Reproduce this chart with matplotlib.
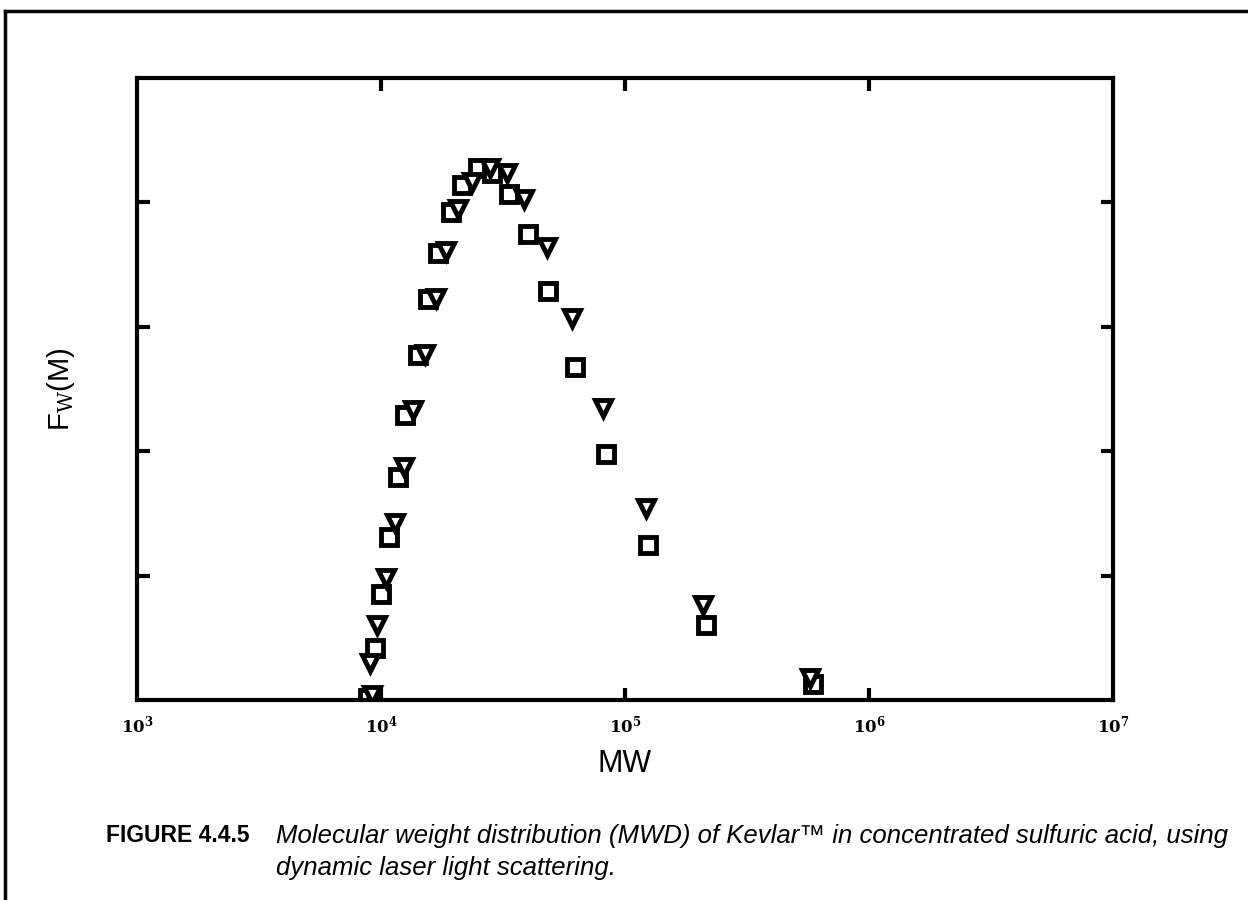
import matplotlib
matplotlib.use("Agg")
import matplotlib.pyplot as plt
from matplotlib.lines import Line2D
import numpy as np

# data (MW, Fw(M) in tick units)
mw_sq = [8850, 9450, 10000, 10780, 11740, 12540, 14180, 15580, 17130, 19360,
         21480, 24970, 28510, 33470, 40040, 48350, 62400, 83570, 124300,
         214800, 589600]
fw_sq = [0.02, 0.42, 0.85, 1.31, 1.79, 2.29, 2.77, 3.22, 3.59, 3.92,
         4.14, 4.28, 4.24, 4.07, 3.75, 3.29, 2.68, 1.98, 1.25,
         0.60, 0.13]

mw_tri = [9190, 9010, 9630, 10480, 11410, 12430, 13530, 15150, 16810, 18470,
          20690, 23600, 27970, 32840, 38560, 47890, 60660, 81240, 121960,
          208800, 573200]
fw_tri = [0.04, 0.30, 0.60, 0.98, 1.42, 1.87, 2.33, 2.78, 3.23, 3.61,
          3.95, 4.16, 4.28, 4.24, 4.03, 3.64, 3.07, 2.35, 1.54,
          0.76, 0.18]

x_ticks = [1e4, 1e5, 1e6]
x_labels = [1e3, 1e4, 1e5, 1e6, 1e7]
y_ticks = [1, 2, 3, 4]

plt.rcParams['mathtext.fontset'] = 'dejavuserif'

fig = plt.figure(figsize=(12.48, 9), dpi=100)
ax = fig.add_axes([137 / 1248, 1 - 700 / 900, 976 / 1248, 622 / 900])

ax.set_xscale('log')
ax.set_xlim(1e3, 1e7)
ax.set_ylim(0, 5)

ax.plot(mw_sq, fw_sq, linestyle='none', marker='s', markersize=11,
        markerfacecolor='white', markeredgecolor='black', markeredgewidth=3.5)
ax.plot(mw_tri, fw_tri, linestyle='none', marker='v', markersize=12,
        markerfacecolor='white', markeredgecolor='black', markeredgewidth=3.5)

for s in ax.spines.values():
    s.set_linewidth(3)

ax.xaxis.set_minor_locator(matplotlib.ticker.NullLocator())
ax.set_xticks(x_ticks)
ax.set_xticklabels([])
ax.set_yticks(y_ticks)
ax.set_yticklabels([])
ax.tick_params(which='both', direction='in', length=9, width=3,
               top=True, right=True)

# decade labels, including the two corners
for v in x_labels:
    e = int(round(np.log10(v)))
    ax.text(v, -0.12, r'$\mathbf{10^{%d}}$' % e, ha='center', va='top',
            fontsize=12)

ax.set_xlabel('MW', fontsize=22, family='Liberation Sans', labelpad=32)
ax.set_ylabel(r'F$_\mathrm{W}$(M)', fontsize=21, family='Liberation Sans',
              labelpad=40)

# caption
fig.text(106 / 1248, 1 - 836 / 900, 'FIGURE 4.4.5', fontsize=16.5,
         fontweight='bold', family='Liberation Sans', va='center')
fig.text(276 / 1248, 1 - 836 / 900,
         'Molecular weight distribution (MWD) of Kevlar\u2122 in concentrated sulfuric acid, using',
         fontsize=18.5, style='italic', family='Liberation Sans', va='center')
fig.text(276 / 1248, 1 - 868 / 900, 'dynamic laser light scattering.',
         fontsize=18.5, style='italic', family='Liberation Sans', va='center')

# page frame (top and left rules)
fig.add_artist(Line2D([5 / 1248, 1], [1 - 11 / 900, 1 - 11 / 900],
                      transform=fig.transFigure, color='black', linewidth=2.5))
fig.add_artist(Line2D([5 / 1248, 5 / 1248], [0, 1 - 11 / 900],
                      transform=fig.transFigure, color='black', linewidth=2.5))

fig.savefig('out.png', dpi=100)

==

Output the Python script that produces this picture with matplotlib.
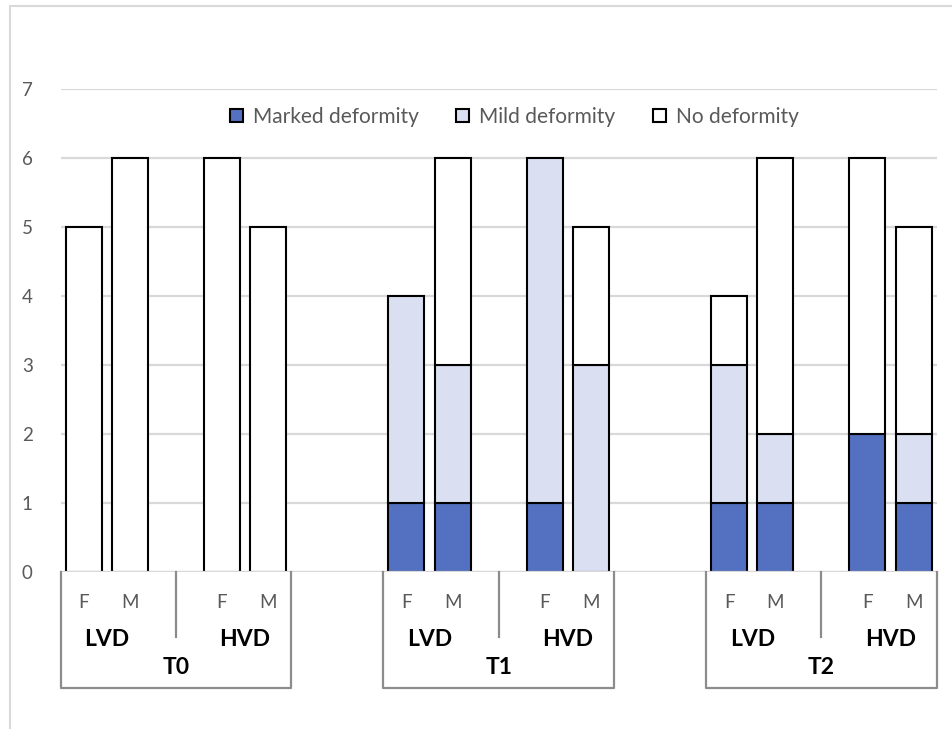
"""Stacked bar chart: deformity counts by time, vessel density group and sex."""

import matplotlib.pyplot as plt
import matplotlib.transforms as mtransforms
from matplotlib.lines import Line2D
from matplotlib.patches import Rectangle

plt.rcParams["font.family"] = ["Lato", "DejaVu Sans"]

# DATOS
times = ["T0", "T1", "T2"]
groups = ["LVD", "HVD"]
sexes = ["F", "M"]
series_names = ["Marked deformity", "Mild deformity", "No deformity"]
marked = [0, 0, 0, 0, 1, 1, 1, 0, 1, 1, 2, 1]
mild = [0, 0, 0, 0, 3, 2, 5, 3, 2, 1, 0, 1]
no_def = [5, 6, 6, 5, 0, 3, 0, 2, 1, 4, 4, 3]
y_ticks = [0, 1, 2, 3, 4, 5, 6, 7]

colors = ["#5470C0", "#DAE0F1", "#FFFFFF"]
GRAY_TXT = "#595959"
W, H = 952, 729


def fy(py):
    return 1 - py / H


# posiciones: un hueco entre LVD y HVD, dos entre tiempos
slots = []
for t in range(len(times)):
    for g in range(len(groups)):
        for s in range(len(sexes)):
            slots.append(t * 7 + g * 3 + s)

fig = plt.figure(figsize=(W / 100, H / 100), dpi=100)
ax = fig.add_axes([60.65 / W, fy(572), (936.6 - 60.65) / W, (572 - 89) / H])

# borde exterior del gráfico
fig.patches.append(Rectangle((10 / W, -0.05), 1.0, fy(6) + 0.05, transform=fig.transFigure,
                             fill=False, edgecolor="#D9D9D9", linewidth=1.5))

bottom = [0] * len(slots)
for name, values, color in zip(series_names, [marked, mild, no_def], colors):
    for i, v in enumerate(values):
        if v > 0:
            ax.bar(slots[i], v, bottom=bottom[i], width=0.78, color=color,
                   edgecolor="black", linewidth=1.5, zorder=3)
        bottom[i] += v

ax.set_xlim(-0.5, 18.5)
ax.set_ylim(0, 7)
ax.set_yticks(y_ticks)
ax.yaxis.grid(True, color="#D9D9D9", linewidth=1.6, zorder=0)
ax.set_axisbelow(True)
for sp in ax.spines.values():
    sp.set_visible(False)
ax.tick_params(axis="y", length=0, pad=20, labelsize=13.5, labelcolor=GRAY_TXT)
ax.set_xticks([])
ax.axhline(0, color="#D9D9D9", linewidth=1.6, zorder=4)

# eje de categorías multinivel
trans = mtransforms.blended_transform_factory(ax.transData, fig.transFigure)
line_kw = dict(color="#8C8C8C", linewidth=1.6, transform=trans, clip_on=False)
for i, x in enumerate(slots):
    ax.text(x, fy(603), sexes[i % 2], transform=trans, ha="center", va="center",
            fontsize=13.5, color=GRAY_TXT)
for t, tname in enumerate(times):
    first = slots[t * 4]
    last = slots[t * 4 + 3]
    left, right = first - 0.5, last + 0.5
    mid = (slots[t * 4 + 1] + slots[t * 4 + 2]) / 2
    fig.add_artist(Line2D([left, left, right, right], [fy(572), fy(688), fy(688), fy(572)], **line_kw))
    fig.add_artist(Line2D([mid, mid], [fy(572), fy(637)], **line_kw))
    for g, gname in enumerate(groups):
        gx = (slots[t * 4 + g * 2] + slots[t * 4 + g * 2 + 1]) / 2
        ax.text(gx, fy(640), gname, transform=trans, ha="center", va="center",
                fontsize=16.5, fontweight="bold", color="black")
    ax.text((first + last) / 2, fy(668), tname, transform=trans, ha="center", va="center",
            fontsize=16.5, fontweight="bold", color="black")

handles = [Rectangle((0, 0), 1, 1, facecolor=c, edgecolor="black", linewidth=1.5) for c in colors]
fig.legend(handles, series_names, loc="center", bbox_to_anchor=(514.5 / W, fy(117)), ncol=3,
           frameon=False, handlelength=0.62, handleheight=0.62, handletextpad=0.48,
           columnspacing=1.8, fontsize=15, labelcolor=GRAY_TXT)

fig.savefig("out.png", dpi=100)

==

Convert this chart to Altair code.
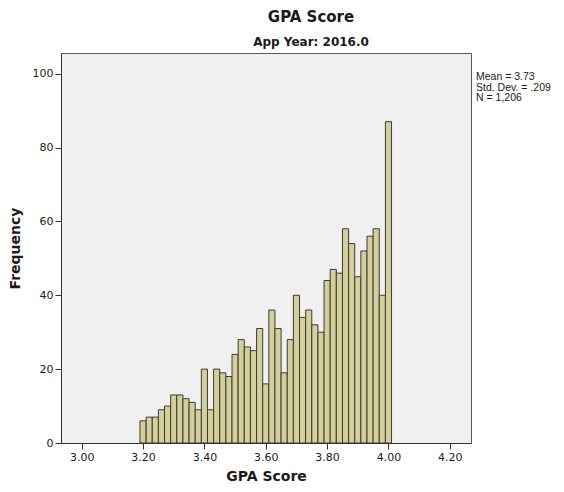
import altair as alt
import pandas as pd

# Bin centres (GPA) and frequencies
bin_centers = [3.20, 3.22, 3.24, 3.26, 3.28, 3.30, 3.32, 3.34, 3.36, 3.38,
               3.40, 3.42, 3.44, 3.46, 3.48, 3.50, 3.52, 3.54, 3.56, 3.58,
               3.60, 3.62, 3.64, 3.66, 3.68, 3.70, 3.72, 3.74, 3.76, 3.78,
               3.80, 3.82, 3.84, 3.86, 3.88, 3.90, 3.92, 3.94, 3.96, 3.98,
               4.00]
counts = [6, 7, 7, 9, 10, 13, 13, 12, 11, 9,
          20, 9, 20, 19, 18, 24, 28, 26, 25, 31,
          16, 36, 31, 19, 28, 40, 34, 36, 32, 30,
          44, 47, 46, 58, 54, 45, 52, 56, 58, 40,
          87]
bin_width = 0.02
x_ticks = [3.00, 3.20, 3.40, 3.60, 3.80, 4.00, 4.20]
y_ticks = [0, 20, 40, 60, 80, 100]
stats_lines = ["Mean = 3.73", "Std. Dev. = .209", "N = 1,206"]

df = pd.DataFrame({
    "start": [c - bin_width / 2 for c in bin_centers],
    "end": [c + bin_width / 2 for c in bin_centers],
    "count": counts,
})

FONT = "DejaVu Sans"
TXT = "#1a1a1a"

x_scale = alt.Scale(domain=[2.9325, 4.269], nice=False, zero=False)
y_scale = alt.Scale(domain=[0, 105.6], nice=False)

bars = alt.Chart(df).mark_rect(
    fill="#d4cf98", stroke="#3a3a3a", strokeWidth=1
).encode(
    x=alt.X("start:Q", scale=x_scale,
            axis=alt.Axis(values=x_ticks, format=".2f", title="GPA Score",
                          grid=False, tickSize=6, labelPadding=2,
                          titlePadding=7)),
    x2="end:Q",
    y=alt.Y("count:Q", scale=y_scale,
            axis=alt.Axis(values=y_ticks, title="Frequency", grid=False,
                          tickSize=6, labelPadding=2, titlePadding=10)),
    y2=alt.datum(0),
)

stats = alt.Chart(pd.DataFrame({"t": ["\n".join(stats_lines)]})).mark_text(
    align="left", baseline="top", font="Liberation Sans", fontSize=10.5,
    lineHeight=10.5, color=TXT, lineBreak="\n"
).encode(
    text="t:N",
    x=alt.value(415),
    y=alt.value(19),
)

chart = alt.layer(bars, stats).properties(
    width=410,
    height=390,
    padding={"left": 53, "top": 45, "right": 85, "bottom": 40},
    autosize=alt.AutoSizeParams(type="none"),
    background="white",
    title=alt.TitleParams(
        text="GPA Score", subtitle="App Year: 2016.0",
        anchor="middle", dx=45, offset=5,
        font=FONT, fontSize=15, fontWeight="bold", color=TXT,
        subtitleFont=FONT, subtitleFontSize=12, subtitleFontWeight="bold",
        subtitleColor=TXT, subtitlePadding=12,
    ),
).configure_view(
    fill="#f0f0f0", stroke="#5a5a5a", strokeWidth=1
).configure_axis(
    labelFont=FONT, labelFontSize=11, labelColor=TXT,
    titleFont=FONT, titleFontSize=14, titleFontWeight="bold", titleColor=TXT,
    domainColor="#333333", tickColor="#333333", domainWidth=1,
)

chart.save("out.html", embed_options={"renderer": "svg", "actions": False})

### Task goal
Quote exactly what appears from the line containing "Reproduce this chart with matplotlib." through the line containing "top=True, right=True)", both included, except for the pictures, and nothing more.

### Output of the task
Reproduce this chart with matplotlib.
import matplotlib
matplotlib.use("Agg")
import matplotlib.pyplot as plt
from matplotlib.lines import Line2D
import numpy as np

# data (MW, Fw(M) in tick units)
mw_sq = [8850, 9450, 10000, 10780, 11740, 12540, 14180, 15580, 17130, 19360,
         21480, 24970, 28510, 33470, 40040, 48350, 62400, 83570, 124300,
         214800, 589600]
fw_sq = [0.02, 0.42, 0.85, 1.31, 1.79, 2.29, 2.77, 3.22, 3.59, 3.92,
         4.14, 4.28, 4.24, 4.07, 3.75, 3.29, 2.68, 1.98, 1.25,
         0.60, 0.13]

mw_tri = [9190, 9010, 9630, 10480, 11410, 12430, 13530, 15150, 16810, 18470,
          20690, 23600, 27970, 32840, 38560, 47890, 60660, 81240, 121960,
          208800, 573200]
fw_tri = [0.04, 0.30, 0.60, 0.98, 1.42, 1.87, 2.33, 2.78, 3.23, 3.61,
          3.95, 4.16, 4.28, 4.24, 4.03, 3.64, 3.07, 2.35, 1.54,
          0.76, 0.18]

x_ticks = [1e4, 1e5, 1e6]
x_labels = [1e3, 1e4, 1e5, 1e6, 1e7]
y_ticks = [1, 2, 3, 4]

plt.rcParams['mathtext.fontset'] = 'dejavuserif'

fig = plt.figure(figsize=(12.48, 9), dpi=100)
ax = fig.add_axes([137 / 1248, 1 - 700 / 900, 976 / 1248, 622 / 900])

ax.set_xscale('log')
ax.set_xlim(1e3, 1e7)
ax.set_ylim(0, 5)

ax.plot(mw_sq, fw_sq, linestyle='none', marker='s', markersize=11,
        markerfacecolor='white', markeredgecolor='black', markeredgewidth=3.5)
ax.plot(mw_tri, fw_tri, linestyle='none', marker='v', markersize=12,
        markerfacecolor='white', markeredgecolor='black', markeredgewidth=3.5)

for s in ax.spines.values():
    s.set_linewidth(3)

ax.xaxis.set_minor_locator(matplotlib.ticker.NullLocator())
ax.set_xticks(x_ticks)
ax.set_xticklabels([])
ax.set_yticks(y_ticks)
ax.set_yticklabels([])
ax.tick_params(which='both', direction='in', length=9, width=3,
               top=True, right=True)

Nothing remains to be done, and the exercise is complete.